Canadian Defense Minister Peter MacKay announced in September that combat-ready F-35 strike fighters will be based at Canadian Forces Base Bagotville and Canadian Forces Base Cold Lake. Each base is set to receive 24 aircraft, replacing the CF-18 Hornet. The remaining 17 Canadian F-35s have not yet been assigned.
Members of the Kansas Air National Guard assigned to 3rd Air Force in Europe assisted the Armenian military in testing its expeditionary medical capability for the first time, during a three-day exercise near Zarh, Armenia.
During a five-hour flight over the Gulf of Mexico on Sept. 7, a B-1 from the 7th Bomb Wing, Dyess AFB, Tex., demonstrated for the first time the bomber’s ability to carry a full complement of 24 Joint Air-to-Surface Standoff Missiles.
The Indiana Air National Guard’s 122nd Fighter Wing flew its last F-16 sortie Sept. 11, and is transitioning to the A-10 Warthog. The unit expects to be flying the first of its new aircraft this year, completing the transition within three years.
A record 12,000 runners from all 50 states and six nations registered for the 2010 Air Force Marathon, Half-marathon, 10K, and 5K at Wright-Patterson AFB, Ohio. Capt. Brian Dumm, 27, an Air Force Academy instructor, won the Sept. 18 marathon with a time of 2:27:49.
Boeing won an $89 million contract Sept. 14 from Defense Advanced Research Projects Agency to demonstrate an unmanned airplane that can operate continuously on-station in the stratosphere for a period of five years. The contract was let under the agency’s Vulture II program.
More than 85 percent of the Air Force’s fleet is now certified to operate unconstrained with a 50-50 blend of regular JP-8 jet fuel and synthetic paraffinic kerosene, according to service officials. USAF’s goal is to have the entire fleet cleared to run on this fuel mixture in 2011.
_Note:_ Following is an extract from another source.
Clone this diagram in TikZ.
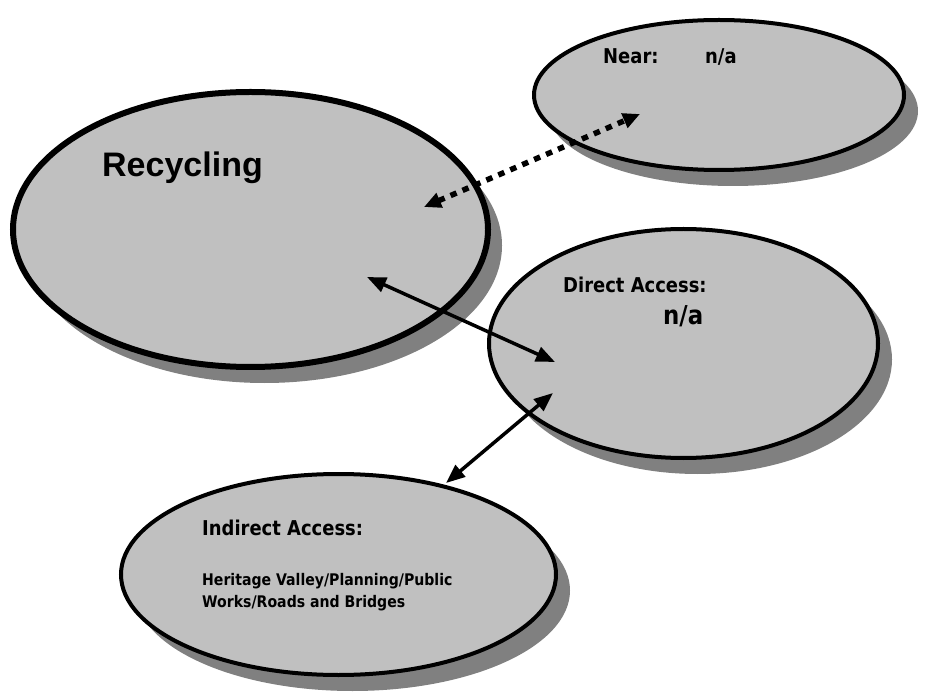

Robins AFB, Ga., opened a new facility testing software for the C-5 transport. The C-5 Integrated Aircraft Test Environment is a 2,200-square-foot, two-story facility encompassing a salvaged C-5 cockpit, allowing tests to be run without drawing an aircraft from the operational fleet.
The South Dakota Air National Guard’s 114th Fighter Wing, Joe Foss Field, S.D., was awarded the National Guard Bureau’s 2010 Winston P. Wilson Trophy, recognizing the Air Guard’s outstanding fighter-reconnaissance unit of the year.
The Israeli Knesset approved the Israeli Air Force’s planned acquisition of 20 F-35 Joint Strike Fighters, clearing the way for the estimated $2.75 billion deal to proceed with delivery slated to begin 2015. The US government has approved Israeli acquisition of as many as 75 of the advanced fighters in the future.
The first production C-5M Super Galaxy transport made its maiden flight from Lockheed Martin’s Marietta, Ga., plant on Sept. 19. The airframe is the first low-rate production airplane to be fitted with new avionics, engines, and reliability enhancements. It was delivered to Dover AFB, Del., on Sept. 30.